In 1998 I finally made it to the lost city of the Incas, Machu Picchu.

A Mission to Explore Peru

I was on a mission to evaluate the tour services and accommodations for an archaeology and natural history tour group, led by a university professor. They had more or less requested certain hotels and routes, but it was important for me to verify the reliability and over all logistics since it was my own new travel company that was procuring the services. It needed work well and I had engaged a local firm to help me.

It was also the first time I had ever had taken a privately guided tour myself.
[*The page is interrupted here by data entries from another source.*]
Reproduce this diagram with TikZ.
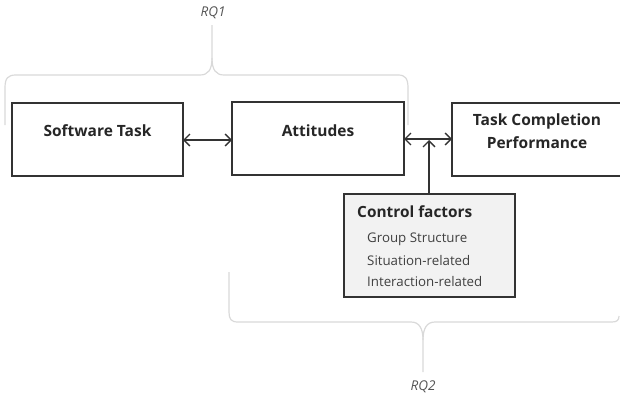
\documentclass[tikz,border=0pt]{standalone}
\usepackage{fontspec}
\setmainfont{Open Sans}
\usetikzlibrary{arrows.meta}
\definecolor{boxline}{HTML}{333333}
\definecolor{bracecol}{HTML}{D9D9D9}
\definecolor{ctrlfill}{HTML}{F2F2F2}
\definecolor{itemcol}{HTML}{404040}
\definecolor{rqcol}{HTML}{555555}
\tikzset{
  mainbox/.style={draw=boxline, line width=1.4pt, inner sep=0pt},
  boxtext/.style={font=\fontsize{15.5}{23}\selectfont\bfseries, text=black!85, align=center},
  itemtext/.style={font=\fontsize{13.3}{15}\selectfont, text=itemcol, anchor=west, inner sep=0pt},
  conn/.style={draw=boxline, line width=1.3pt, {Straight Barb[length=6pt,width=12pt]}-{Straight Barb[length=6pt,width=12pt]}},
  upconn/.style={draw=boxline, line width=1.3pt, -{Straight Barb[length=6pt,width=12pt]}},
  bracepath/.style={draw=bracecol, line width=1.2pt},
  rqtext/.style={font=\fontsize{13.5}{15}\selectfont\itshape, text=rqcol}
}
\begin{document}
\begin{tikzpicture}[x=1pt,y=-1pt]
\useasboundingbox (0,0) rectangle (620,399);
% boxes
\draw[mainbox] (12,103) rectangle (183,176);
\draw[mainbox] (232,102) rectangle (404,175);
\draw[mainbox] (452,103) rectangle (630,176);
\draw[mainbox, fill=ctrlfill] (344,194) rectangle (515,297);
\node[boxtext] (sw) at (97.5,131) {Software Task};
\node[boxtext] (at) at (318,131) {Attitudes};
\node[boxtext] (tc) at (537,131) {Task Completion\\Performance};
% connector anchors
\coordinate (a1) at (183,140);
\coordinate (a2) at (232,140);
\coordinate (b1) at (404,139);
\coordinate (b2) at (452,139);
\coordinate (c1) at (429,194);
\coordinate (c2) at (429,140);
\draw[conn] (a1) -- (a2);
\draw[conn] (b1) -- (b2);
\draw[upconn] (c1) -- (c2);
% control factors text
\node[font=\fontsize{15.4}{18}\selectfont\bfseries, text=black!85, anchor=west, inner sep=0pt] (cf) at (357,212) {Control factors};
\node[itemtext] (i1) at (367,239) {Group Structure};
\node[itemtext] (i2) at (367,261) {Situation-related};
\node[itemtext] (i3) at (367,282) {Interaction-related};
% RQ1 brace
\draw[bracepath] (5,125) -- (5,88) .. controls (5,78) and (8,75) .. (16,75) -- (200,75)
  .. controls (208,75) and (212,70) .. (212,58) -- (212,25);
\draw[bracepath] (212,58) .. controls (212,70) and (216,75) .. (224,75) -- (398,75)
  .. controls (405,75) and (408,78) .. (408,88) -- (408,125);
\node[rqtext] (rq1) at (213,13) {RQ1};
% RQ2 brace
\draw[bracepath] (229,272) -- (229,312) .. controls (229,319) and (231,322) .. (238,322) -- (411,322)
  .. controls (419,322) and (423,328) .. (423,340) -- (423,372);
\draw[bracepath] (423,340) .. controls (423,328) and (427,322) .. (435,322) -- (612,322)
  .. controls (617,322) and (619,320) .. (619,316);
\node[rqtext] (rq2) at (423,387) {RQ2};
\end{tikzpicture}
\end{document}
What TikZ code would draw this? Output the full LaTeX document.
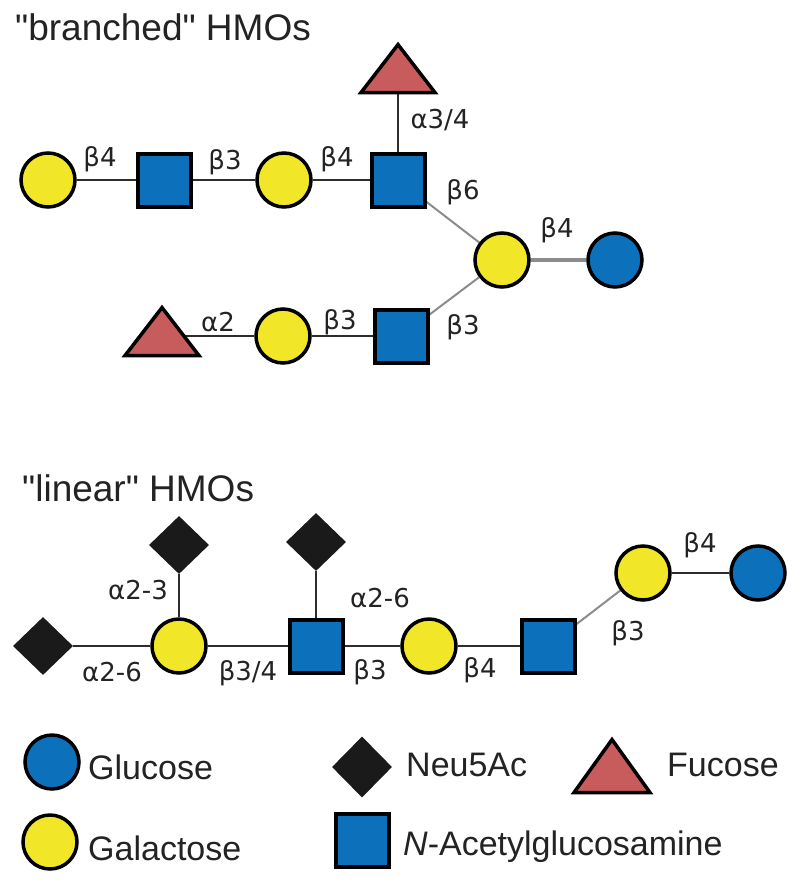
\documentclass[tikz,border=0pt]{standalone}
\usepackage{fontspec}
\setmainfont{Liberation Sans}[Ligatures=TeXOff]
\newfontfamily\lblfont{DejaVu Sans}
\usetikzlibrary{shapes.geometric}
\pgfdeclarelayer{bg}
\pgfsetlayers{bg,main}
\definecolor{galyellow}{RGB}{242,230,40}
\definecolor{glcblue}{RGB}{12,112,186}
\definecolor{fucred}{RGB}{200,92,92}
\definecolor{neublack}{RGB}{26,26,26}
\definecolor{linkdark}{RGB}{45,45,45}
\definecolor{linkgray}{RGB}{140,140,140}
\definecolor{txtdark}{RGB}{35,35,35}
\tikzset{
  gal/.style={circle, draw=black, line width=3.5pt, fill=galyellow, minimum size=54pt, inner sep=0pt},
  glc/.style={circle, draw=black, line width=3.5pt, fill=glcblue, minimum size=54pt, inner sep=0pt},
  glcnac/.style={rectangle, draw=black, line width=4pt, fill=glcblue, minimum size=53pt, inner sep=0pt},
  neu/.style={diamond, fill=neublack, minimum width=60pt, minimum height=58pt, inner sep=0pt},
  fuc/.style={isosceles triangle, isosceles triangle stretches, shape border rotate=90,
              draw=black, line width=3.5pt, fill=fucred, minimum width=74pt, minimum height=48pt, inner sep=0pt},
  link/.style={draw=linkdark, line width=2.5pt},
  glink/.style={draw=linkgray, line width=2pt},
  lbl/.style={font=\lblfont\fontsize{26}{28}\selectfont, text=txtdark, inner sep=0pt},
  ttl/.style={font=\fontsize{37}{40}\selectfont, text=txtdark, anchor=west, inner sep=0pt},
  leg/.style={font=\fontsize{34}{36}\selectfont, text=txtdark, anchor=west, inner sep=0pt}
}
\begin{document}
\begin{tikzpicture}[x=1pt, y=-1pt]
\begin{pgfonlayer}{bg}
\fill[white] (0,0) rectangle (800,884);
\end{pgfonlayer}
\useasboundingbox (0,0) rectangle (800,884);

% ---------- branched ----------
\node[ttl] (t1) at (15,27) {"branched" HMOs};
\node[gal] (gA) at (48,180) {};
\node[glcnac] (nA) at (164,180) {};
\node[gal] (gB) at (284,180) {};
\node[glcnac] (nB) at (398,180) {};
\node[fuc, anchor=apex] (fA) at (398,40) {};
\node[gal] (gC) at (502,260) {};
\node[glc] (cA) at (615,260) {};
\node[fuc, anchor=apex] (fB) at (162,303) {};
\node[gal] (gD) at (283,336) {};
\node[glcnac] (nC) at (401,336) {};

\begin{pgfonlayer}{bg}
\draw[link] (gA) -- (nA);
\draw[link] (nA) -- (gB);
\draw[link] (gB) -- (nB);
\draw[link] (fA.lower side) -- (nB);
\draw[glink] (nB) -- (gC);
\draw[draw=linkgray, line width=3.5pt] (gC) -- (cA);
\draw[glink] (nC) -- (gC);
\draw[link] (gD -| fB.apex) -- (gD);
\draw[link] (gD) -- (nC);
\end{pgfonlayer}

\node[lbl] (l1) at (100,159) {β4};
\node[lbl] (l2) at (225,162) {β3};
\node[lbl] (l3) at (337,159) {β4};
\node[lbl] (l4) at (440,120) {α3/4};
\node[lbl] (l5) at (463,192) {β6};
\node[lbl] (l6) at (557,230) {β4};
\node[lbl] (l7) at (218,322) {α2};
\node[lbl] (l8) at (340,322) {β3};
\node[lbl] (l9) at (463,327) {β3};

% ---------- linear ----------
\node[ttl] (t2) at (22,488) {"linear" HMOs};
\node[neu] (dA) at (43,646) {};
\node[gal] (gE) at (179,646) {};
\node[neu] (dB) at (179,545) {};
\node[glcnac] (nD) at (316,646) {};
\node[neu] (dC) at (316,542) {};
\node[gal] (gF) at (429,646) {};
\node[glcnac] (nE) at (548,646) {};
\node[gal] (gG) at (643,573) {};
\node[glc] (cB) at (758,573) {};

\begin{pgfonlayer}{bg}
\draw[link] (dA) -- (gE);
\draw[link] (dB) -- (gE);
\draw[link] (gE) -- (nD);
\draw[link] (dC) -- (nD);
\draw[link] (nD) -- (gF);
\draw[link] (gF) -- (nE);
\draw[glink] (nE) -- (gG);
\draw[link] (gG) -- (cB);
\end{pgfonlayer}

\node[lbl] (m1) at (138,590) {α2-3};
\node[lbl] (m2) at (112,672) {α2-6};
\node[lbl] (m3) at (248,673) {β3/4};
\node[lbl] (m4) at (380,598) {α2-6};
\node[lbl] (m5) at (370,672) {β3};
\node[lbl] (m6) at (480,670) {β4};
\node[lbl] (m7) at (628,633) {β3};
\node[lbl] (m8) at (700,545) {β4};

% ---------- legend ----------
\node[glc] (kGlc) at (52,762) {};
\node[leg] (kGlcT) at (88,767) {Glucose};
\node[gal] (kGal) at (50,842) {};
\node[leg] (kGalT) at (88,848) {Galactose};
\node[neu, minimum height=61pt] (kNeu) at (362,767) {};
\node[leg] (kNeuT) at (406,765) {Neu5Ac};
\node[fuc, anchor=apex, minimum width=76pt, minimum height=53pt] (kFuc) at (612,735) {};
\node[leg] (kFucT) at (667,765) {Fucose};
\node[glcnac] (kNac) at (362,840) {};
\node[leg] (kNacT) at (403,847) {\textit{N}-Acetylglucosamine};
\end{tikzpicture}
\end{document}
Like many people, I was used to doing all my own travel arrangements, but from the moment I arrived in Lima I realised this was going to be good.

Midnight Arrival

Lima is a huge city of over 9,000,000 people and international flights often arrive at late hours from North America. We got in around midnight. Instead of fussing about converting money, getting a taxi and finding a hotel, we were already prepaid and had a driver meet us. He navigated easily through busy, slightly unnerving, night time traffic to our centrally located hotel in Miraflores district. I had business appointments the next day so appreciated not having that stress. The hotel was a small boutique hotel made from a refurbished Spanish colonial mansion. It was like many you can find in Latin America and the kind I usually choose for tours.

The meetings went well and we spent the remainder of our first day scoping out practicalities of interesting sites, restaurants and banking. The following day, I was planning to go to Paracas to see Las Islas Ballestas Reserve where colonies of seal lions, Humboldt Penguins, blue footed boobies and the gaunay guano live in the thousands.

Lima photo Plaza de Armas
Plaza de Armas , Lima

On the Road to Paracas

Instead of racing to a bus station that morning we were taken to the first class terminal by our local guide, Deborah. We were very comfortable, the buses were really unlike anything in North America with beverage and snack services. On arrival once again met by a local guide. He took us to a lodge where we could take excursions to the islands the next morning. All in all by now I was liking this whole pre-planned and prepaid way of travel. We had as much free time as we wanted and a whole lot less time wasted hunting out hotels and transportation. More time, less stress, more enjoyment.

Paracas is south of Lima on the desert coast. It is near Ica where the famous Peruvian alcoholic beverage Pisco is made. They also produce some wine here. The region also is the launch point to the famous Nazca lines. In fact the area deserves a whole post since it’s here that some of the earliest cultures arose. You can spend one or two nights here and return to Lima or you can continue by a very long bus ride to Arequipa and south to Chile. We returned to Lima.

We flew to Arequipa, and met our guide who helped us get to our lovely colonial style hotel. She then took us to see an old Convento Santa Catalina, still in use, but very well preserved from the time of the colonization.

Photo Colca canyon, Peru
Colca Canyon, agricultural terraces

The next day we met another guide, Jorge, who took us to a beautiful hot spring and lodge in the Colca valley. When he learned we were interested in wildlife, he detoured us to places he knew we could see endemic birds, vicunas, alpacas, llamas and of course Andean condors.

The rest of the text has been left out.